Where multicore gets tricky is debugging software, Kenney asserted. “The standard method for debugging software on an emulator is a JTAG probe, so these cores all have a JTAG debug port on them. You connect up a hardware probe just like you would if the processor was on a board. That hooks to a software debugger, and you can debug your software as it’s executing on the RTL version of the processor core as it’s modeled in the emulator.”

The problem is JTAG makes the processor do a ton of work, he said. “Let’s say for example you want to read a register. ‘I’d like to know what the value of R0 is in my processor.’ You make that request to the processor via JTAG and the processor will run 150,000 clocks to come up with the answer. Step instruction: 1,000,000 clocks. JTAG when you’re running a single core on real hardware is not so bad. But when you are running at emulation speeds, a megahertz or so, it can be real sluggish making it go off and run millions of instructions. You picture single stepping through your code, and every time you click the step button it’s more than a second before it moves. That’s going to drive a software guy crazy,” Kenney said.

The other big issue is multicore synchronization. Picture a multicore ASIC that these cores are running on synchronously, passing messages back and forth, and doing the things they do to stay synchronized. If one of them is asked to do a step instruction, run the million clocks that it takes—all of the synchronization goes out the window, he explained.

“If you’re trying to capture an event or trying to debug an event that you saw came up with a wrong answer in the emulator, in just asking the processor to do a single step, you clock the rest of your ASIC gates a million times and that event is gone. You probably walked all over it way before a million clocks and the other processors that were passing messages back and forth are just sitting there while you advance this other one a million clocks and so it’s very intrusive. JTAG debug is very intrusive and when it comes to multicore, it breaks all the synchronization. In the old days with a single core, JTAG was ok – a little sluggish but ok. But now with multicore, it doesn’t really work very well,” Kenney pointed out.
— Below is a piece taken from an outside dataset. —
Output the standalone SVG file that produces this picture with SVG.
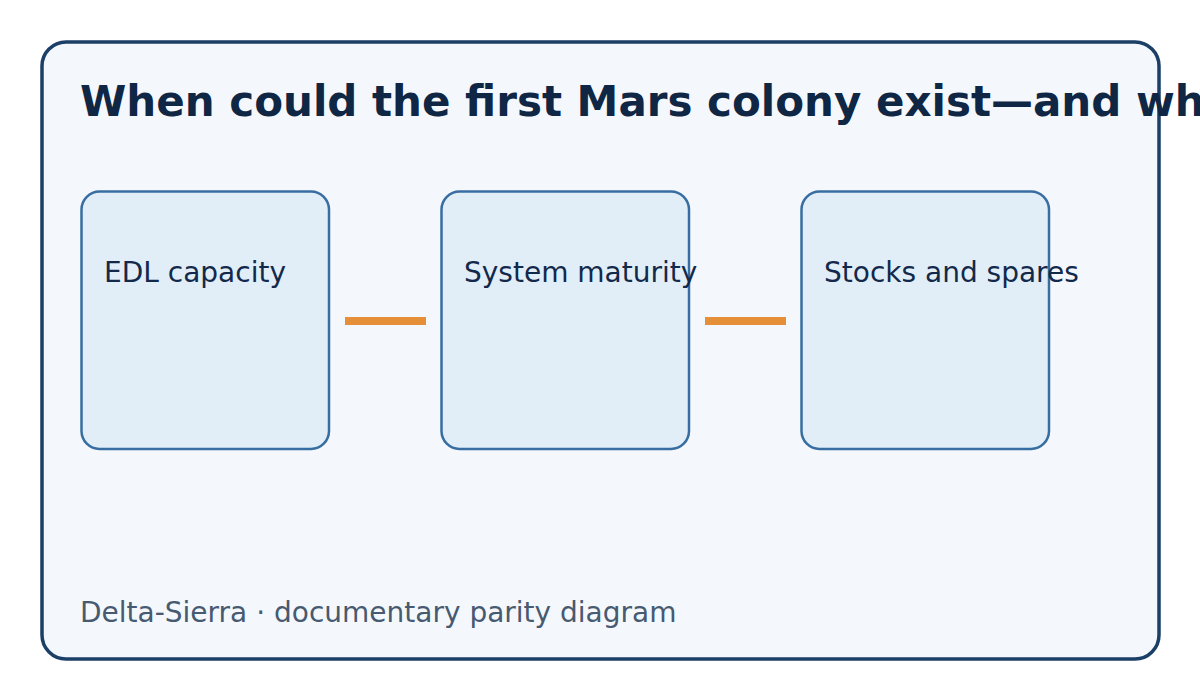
<svg xmlns="http://www.w3.org/2000/svg" width="1200" height="700" viewBox="0 0 1200 700">
  <style>
    .frame { fill: #f4f8fd; stroke: #1b3f66; stroke-width: 3.5; }
    .node rect { fill: #e1eef8; stroke: #376da0; stroke-width: 2.5; }
    .label { font-family: "DejaVu Sans", Verdana, sans-serif; font-size: 28px; fill: #13294b; }
    .title { font-family: "DejaVu Sans", Verdana, sans-serif; font-size: 42px; font-weight: bold; fill: #0f2744; }
    .footer { font-family: "DejaVu Sans", Verdana, sans-serif; font-size: 28px; fill: #475a70; }
    .conn { stroke: #e58f38; stroke-width: 8; fill: none; }
  </style>
  <rect class="frame" x="42" y="42" width="1117" height="617" rx="24"/>
  <text class="title" x="80" y="116">When could the first Mars colony exist—and wh</text>
  <g id="connectors">
    <line class="conn" x1="345" y1="321" x2="426" y2="321"/>
    <line class="conn" x1="705" y1="321" x2="786" y2="321"/>
  </g>
  <g id="node-edl" class="node">
    <rect x="81.5" y="191.5" width="247.5" height="257.5" rx="18"/>
    <text class="label" x="104" y="282">EDL capacity</text>
  </g>
  <g id="node-maturity" class="node">
    <rect x="441.5" y="191.5" width="247.5" height="257.5" rx="18"/>
    <text class="label" x="464" y="282">System maturity</text>
  </g>
  <g id="node-stocks" class="node">
    <rect x="801.5" y="191.5" width="247.5" height="257.5" rx="18"/>
    <text class="label" x="824" y="282">Stocks and spares</text>
  </g>
  <text class="footer" x="80" y="622">Delta-Sierra · documentary parity diagram</text>
</svg>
A third aspect to the issues debugging software in multicore designs with an emulator is the cost of software debug seats on the emulator. “There are two reasons people build FPGA prototypes. One is they can run software faster. The other is they can build software seats cheaper than buying emulators to do it. There’s a whole lot more software guys on these teams than hardware guys, and they all say they all need access to the emulator, and the guys who are on the emulator say there is no way we have that much capacity for you,” he added.

“FPGA prototypes are popular for software debug because they run fast and they are cheap – as long as the design fits in the number of FPGAs on the board,” Rizzatti reminded. Commercial FPGA prototype boards are limited in the number of FPGAs while in-house developed FPGA prototyping boards may have tens of FPGAs, such as in the case of Qualcomm.
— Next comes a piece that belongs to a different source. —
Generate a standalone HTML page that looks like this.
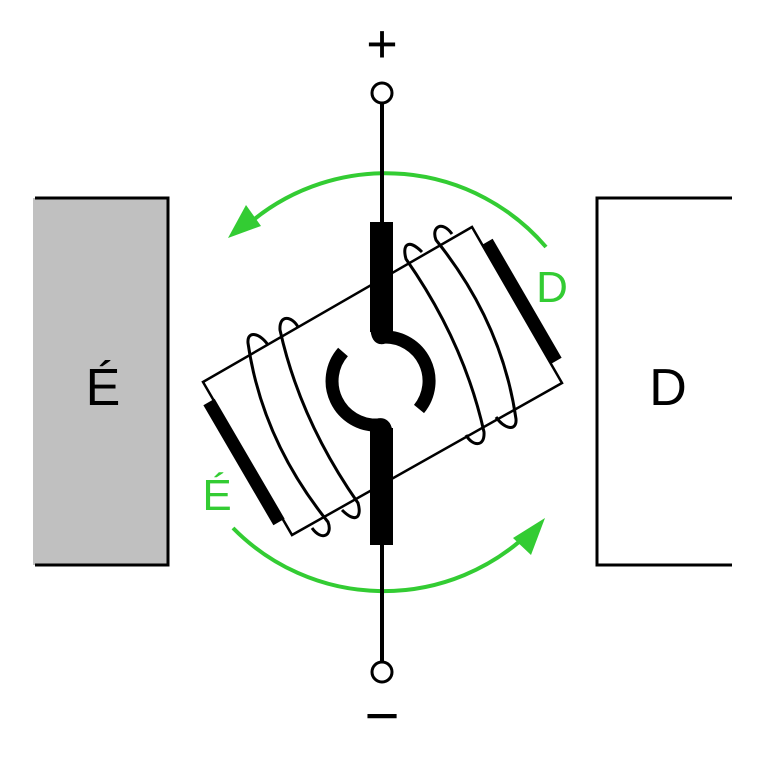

As a result of these software debugging issues in multicore designs, the practice of using transactors is gaining steam. Essentially, a transactor is a kind of verification IP (VIP) with some complex software and hardware. This allows the emulation execution to be recorded for later debug while not on the emulator and in a faster debug environment than the emulator.

This also speaks to the expanding role of emulation in general, and the ability of the technology to be used with other prototyping and simulation technology in a more integrated fashion.

Cadence fellow Mike Stellfox sees emulation as an integral part of the move toward incremental refinement flows in the context of system-level modeling and analysis. “There are two levels where people are doing coarse-grain, abstract modeling in SystemC and virtual platforms, and then there’s this type of analysis we’re now starting to see taking off with taking configured IPs and doing the analysis there. It’s a good opportunity for these two worlds to come together, where you should be able to quickly build environments of models of your chip which mix abstractions between system C/TLM and RTL in order to facilitate a more automated, incremental refinement flow. There’s always been this dream of ESL and I think so far hasn’t been realized because there’s been a disconnect between the ESL tools and the RTL flows that are there.”

He noted that some incremental refinement flows have been developed, but it’s a trick of having the right abstraction for the right level of analysis and not trying to think that everything should be TLM or everything should be RTL. And then, based on the use cases for those parts of the system that need to be refined, to do that analysis with more refinement for those types of use cases.

“The trick is being able to put in place a good flows, which will require a lot of automation because of all the different types of models that allow you to switch between abstractions and mix abstractions. The systems are so complex you do need accuracy, and one way we’re tackling that is with hardware acceleration and being able to combine platforms where you have some parts modeled in TLM, some modeled in RTL maybe perhaps running in an emulation machine like Palladium—that’s one way we’re tackling that today and I see more and more that’s going to become more of the mainstream flows where you’re going to have no choice to do it that way,” Stellfox said.

It used to be the primary use of emulation was to integrate software a little earlier, have a full in-circuit target environment before tapeout, and to validate that some level of software and the hardware worked in a real target system. “That’s still a very important thing and people are still doing that, but emulation/acceleration has definitely moved more into the mainstream design and verification flow because of the need for performance. It’s become key to being able to scale the verification activities or just enable software to be developed against the real RTL and actually run well ahead of the silicon,” he concluded.